PROBLEM REQUIREMENTS: Below are the records; extract from them the line containing "Write a Python" to the line containing "from matplotlib.ticker import", both lines included, exactly and with no pictures.

◆ ◆ ◆ ◆ ◆ ◆ ◆

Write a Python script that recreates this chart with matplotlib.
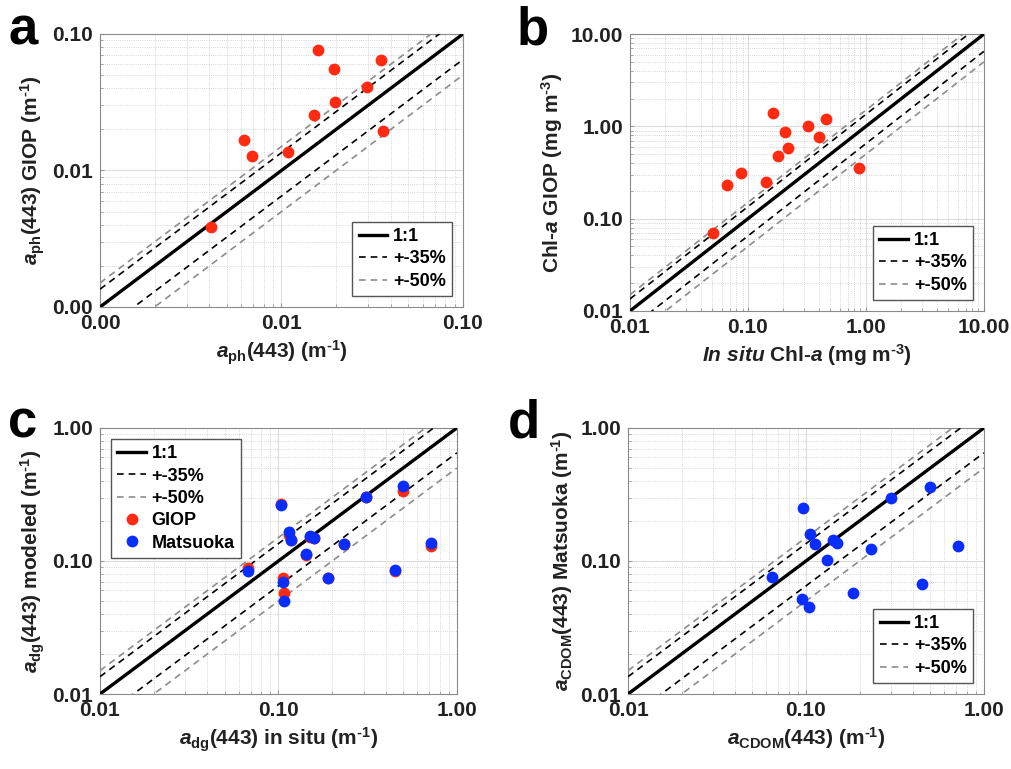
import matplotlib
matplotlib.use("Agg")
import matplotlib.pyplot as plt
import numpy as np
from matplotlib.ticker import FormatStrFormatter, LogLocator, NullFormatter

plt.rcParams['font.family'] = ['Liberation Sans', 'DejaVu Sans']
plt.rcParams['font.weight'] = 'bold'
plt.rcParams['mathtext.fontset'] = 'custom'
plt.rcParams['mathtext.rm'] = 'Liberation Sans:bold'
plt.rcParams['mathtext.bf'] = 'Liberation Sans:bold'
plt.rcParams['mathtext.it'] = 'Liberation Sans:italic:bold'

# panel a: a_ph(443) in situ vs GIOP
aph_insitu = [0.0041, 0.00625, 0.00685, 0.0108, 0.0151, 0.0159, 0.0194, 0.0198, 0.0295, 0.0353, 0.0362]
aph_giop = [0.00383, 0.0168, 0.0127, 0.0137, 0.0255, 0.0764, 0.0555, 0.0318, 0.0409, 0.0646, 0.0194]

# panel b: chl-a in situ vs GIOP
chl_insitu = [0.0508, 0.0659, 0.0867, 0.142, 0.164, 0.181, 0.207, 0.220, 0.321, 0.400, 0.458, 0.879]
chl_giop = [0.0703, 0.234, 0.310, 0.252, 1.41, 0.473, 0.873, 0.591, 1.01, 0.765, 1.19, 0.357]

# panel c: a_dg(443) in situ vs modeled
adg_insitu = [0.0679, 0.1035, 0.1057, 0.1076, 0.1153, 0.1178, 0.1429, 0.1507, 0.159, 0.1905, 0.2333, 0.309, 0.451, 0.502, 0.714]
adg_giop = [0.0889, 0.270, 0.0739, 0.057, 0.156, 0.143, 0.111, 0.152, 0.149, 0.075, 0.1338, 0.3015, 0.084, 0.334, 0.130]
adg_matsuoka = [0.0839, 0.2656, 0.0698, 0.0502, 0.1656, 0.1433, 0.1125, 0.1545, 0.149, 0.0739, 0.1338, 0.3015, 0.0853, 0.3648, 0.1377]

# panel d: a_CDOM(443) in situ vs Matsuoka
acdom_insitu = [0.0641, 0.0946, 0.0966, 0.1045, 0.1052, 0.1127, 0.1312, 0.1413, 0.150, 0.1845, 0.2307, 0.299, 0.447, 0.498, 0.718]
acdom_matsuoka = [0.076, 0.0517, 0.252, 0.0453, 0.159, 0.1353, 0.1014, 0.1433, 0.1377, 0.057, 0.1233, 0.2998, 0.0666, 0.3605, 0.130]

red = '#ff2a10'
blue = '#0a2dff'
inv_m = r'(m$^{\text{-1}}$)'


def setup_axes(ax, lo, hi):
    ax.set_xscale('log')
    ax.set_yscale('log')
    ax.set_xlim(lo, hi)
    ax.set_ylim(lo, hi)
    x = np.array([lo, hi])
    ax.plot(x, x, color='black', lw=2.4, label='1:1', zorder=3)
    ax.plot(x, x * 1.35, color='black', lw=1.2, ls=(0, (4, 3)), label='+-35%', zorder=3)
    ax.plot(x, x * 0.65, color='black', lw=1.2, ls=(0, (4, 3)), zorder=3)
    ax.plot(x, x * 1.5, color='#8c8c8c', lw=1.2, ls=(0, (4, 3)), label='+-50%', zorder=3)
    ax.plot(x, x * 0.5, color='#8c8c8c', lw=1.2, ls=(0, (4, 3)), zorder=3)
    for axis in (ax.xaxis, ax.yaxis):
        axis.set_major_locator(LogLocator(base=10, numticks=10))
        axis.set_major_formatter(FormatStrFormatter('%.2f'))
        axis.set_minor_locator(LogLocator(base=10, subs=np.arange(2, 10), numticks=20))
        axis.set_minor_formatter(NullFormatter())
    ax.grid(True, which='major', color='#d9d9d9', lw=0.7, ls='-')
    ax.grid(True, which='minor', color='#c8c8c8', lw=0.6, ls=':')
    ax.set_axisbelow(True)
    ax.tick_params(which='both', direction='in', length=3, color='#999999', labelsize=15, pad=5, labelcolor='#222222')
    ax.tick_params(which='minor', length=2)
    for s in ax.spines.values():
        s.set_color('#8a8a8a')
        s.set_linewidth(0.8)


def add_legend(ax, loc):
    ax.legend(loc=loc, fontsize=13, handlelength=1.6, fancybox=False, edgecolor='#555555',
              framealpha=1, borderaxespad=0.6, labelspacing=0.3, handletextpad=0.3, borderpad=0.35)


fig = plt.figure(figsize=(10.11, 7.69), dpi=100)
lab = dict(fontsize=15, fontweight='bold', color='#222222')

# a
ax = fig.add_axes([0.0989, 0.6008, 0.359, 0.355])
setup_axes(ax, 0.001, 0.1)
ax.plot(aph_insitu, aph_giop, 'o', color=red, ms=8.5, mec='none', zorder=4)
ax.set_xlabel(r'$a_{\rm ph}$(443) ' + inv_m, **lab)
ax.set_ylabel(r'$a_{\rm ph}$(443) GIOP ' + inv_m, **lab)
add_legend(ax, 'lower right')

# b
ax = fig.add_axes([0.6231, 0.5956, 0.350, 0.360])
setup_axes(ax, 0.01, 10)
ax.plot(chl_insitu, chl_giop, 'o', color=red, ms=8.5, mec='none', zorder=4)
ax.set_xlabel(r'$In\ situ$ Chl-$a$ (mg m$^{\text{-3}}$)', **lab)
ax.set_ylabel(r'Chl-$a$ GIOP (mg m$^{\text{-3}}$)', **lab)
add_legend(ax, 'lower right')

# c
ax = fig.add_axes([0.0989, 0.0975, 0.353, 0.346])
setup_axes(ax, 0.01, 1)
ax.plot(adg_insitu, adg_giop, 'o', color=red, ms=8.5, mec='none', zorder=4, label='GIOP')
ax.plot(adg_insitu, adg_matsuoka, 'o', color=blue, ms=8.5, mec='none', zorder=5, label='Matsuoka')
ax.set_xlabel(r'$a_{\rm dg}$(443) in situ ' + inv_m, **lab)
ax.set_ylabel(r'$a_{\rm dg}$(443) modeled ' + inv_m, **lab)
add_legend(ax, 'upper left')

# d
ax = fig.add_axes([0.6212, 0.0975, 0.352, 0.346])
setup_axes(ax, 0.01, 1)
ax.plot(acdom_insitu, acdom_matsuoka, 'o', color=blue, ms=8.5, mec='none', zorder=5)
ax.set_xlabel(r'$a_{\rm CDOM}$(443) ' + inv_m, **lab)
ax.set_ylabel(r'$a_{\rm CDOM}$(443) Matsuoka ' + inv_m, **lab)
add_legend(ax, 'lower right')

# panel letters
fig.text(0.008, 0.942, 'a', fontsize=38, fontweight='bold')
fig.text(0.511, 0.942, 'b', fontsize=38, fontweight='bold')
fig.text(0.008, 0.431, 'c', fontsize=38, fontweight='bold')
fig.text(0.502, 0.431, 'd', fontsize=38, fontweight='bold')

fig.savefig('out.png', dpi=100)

◆ ◆ ◆ ◆ ◆ ◆ ◆

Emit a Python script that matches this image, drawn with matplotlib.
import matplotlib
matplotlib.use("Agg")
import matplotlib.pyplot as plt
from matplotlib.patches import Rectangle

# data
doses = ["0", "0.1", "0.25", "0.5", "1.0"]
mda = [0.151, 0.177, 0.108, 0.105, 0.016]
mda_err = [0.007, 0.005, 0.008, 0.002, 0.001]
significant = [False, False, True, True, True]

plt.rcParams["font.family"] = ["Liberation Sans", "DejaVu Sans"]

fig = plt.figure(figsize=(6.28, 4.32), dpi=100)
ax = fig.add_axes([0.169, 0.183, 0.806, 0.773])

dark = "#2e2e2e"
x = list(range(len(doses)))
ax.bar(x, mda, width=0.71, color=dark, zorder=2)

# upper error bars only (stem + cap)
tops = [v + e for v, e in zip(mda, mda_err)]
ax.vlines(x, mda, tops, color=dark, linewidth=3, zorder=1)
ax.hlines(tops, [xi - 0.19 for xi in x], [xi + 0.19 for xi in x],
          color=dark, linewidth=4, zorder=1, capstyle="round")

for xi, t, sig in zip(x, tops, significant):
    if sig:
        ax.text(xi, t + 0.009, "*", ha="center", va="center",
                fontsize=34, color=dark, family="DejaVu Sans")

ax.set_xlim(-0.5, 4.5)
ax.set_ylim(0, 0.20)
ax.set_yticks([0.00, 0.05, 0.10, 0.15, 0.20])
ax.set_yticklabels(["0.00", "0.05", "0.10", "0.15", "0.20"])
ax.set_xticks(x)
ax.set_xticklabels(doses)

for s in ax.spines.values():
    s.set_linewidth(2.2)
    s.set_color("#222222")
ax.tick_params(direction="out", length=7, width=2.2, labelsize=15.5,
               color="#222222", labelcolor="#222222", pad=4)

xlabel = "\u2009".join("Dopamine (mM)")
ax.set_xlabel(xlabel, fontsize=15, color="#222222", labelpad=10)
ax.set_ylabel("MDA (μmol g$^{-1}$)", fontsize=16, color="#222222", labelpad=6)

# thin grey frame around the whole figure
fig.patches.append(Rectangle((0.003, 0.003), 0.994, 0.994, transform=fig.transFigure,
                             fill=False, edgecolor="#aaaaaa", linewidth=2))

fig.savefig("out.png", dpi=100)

◆ ◆ ◆ ◆ ◆ ◆ ◆

EXERCISE RESULT:
Write a Python script that recreates this chart with matplotlib.
import matplotlib
matplotlib.use("Agg")
import matplotlib.pyplot as plt
import numpy as np
from matplotlib.ticker import FormatStrFormatter, LogLocator, NullFormatter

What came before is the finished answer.